Prompt
No pictures go into the copy. Write out exactly the lines below from the one containing "Recreate this image as a Python" through the one containing "for a, b in".

Record list
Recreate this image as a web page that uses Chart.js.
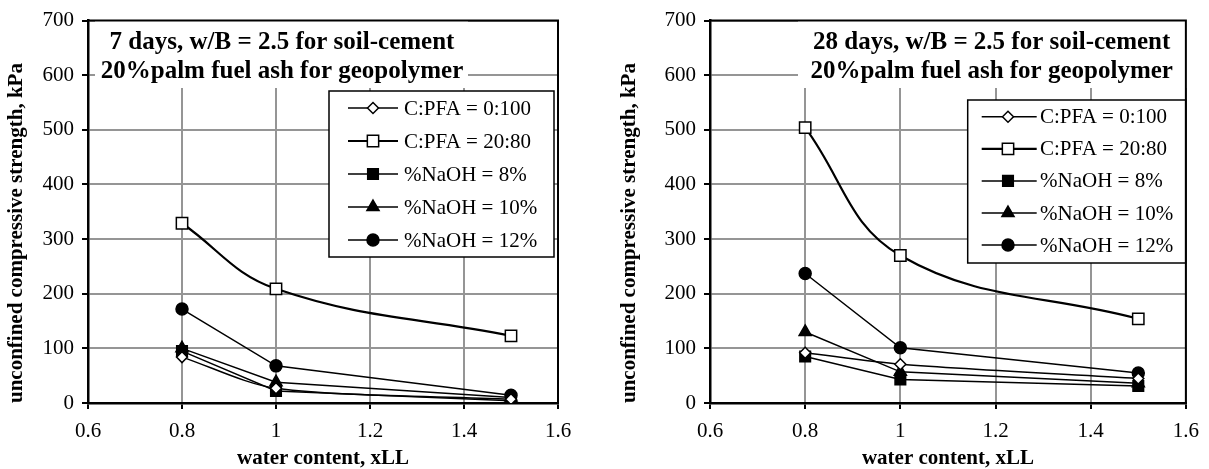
---
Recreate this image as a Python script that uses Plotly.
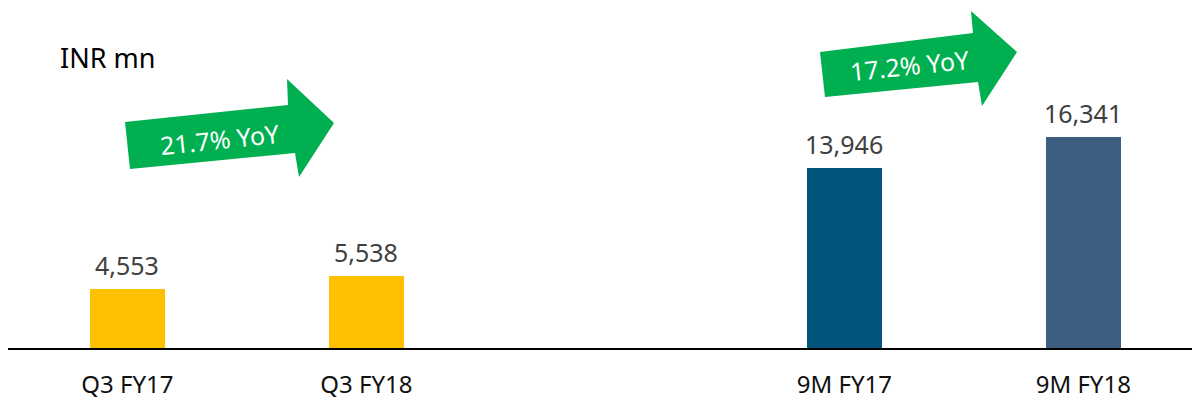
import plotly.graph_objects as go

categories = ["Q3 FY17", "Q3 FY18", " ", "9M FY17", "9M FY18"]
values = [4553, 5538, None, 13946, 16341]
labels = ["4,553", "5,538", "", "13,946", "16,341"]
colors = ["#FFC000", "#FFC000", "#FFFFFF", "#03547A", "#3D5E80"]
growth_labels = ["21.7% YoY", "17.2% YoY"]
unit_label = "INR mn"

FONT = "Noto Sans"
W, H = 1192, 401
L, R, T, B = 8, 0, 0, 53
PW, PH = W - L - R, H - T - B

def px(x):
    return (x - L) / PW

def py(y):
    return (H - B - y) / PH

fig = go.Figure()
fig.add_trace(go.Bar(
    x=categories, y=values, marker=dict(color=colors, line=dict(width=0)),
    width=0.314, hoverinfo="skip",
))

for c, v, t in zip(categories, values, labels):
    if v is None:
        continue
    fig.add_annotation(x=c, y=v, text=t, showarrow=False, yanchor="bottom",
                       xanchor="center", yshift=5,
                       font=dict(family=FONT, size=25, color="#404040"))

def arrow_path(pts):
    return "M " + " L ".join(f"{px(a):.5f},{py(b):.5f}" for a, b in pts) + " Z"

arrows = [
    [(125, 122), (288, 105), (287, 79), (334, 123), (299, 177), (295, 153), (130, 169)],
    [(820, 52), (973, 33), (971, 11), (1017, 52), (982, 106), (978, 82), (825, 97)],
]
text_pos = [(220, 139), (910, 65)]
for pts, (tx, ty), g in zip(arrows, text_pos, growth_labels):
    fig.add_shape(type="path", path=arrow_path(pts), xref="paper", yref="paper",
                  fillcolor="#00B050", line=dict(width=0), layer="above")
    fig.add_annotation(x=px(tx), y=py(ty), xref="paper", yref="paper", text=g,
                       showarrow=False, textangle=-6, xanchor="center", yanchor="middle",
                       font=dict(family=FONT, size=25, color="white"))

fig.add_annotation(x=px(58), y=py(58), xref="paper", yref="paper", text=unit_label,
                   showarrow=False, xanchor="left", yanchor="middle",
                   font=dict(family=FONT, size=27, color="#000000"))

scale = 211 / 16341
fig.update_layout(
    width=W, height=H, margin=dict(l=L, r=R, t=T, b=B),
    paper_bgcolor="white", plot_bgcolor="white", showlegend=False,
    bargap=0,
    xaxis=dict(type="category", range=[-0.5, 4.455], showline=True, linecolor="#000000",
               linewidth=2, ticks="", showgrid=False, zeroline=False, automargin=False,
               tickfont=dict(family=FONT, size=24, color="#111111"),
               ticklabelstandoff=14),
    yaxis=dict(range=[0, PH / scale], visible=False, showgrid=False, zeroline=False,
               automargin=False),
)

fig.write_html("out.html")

Result of the task
Recreate this image as a Python script that uses Plotly.
import plotly.graph_objects as go

categories = ["Q3 FY17", "Q3 FY18", " ", "9M FY17", "9M FY18"]
values = [4553, 5538, None, 13946, 16341]
labels = ["4,553", "5,538", "", "13,946", "16,341"]
colors = ["#FFC000", "#FFC000", "#FFFFFF", "#03547A", "#3D5E80"]
growth_labels = ["21.7% YoY", "17.2% YoY"]
unit_label = "INR mn"

FONT = "Noto Sans"
W, H = 1192, 401
L, R, T, B = 8, 0, 0, 53
PW, PH = W - L - R, H - T - B

def px(x):
    return (x - L) / PW

def py(y):
    return (H - B - y) / PH

fig = go.Figure()
fig.add_trace(go.Bar(
    x=categories, y=values, marker=dict(color=colors, line=dict(width=0)),
    width=0.314, hoverinfo="skip",
))

for c, v, t in zip(categories, values, labels):
    if v is None:
        continue
    fig.add_annotation(x=c, y=v, text=t, showarrow=False, yanchor="bottom",
                       xanchor="center", yshift=5,
                       font=dict(family=FONT, size=25, color="#404040"))

def arrow_path(pts):
    return "M " + " L ".join(f"{px(a):.5f},{py(b):.5f}" for a, b in pts) + " Z"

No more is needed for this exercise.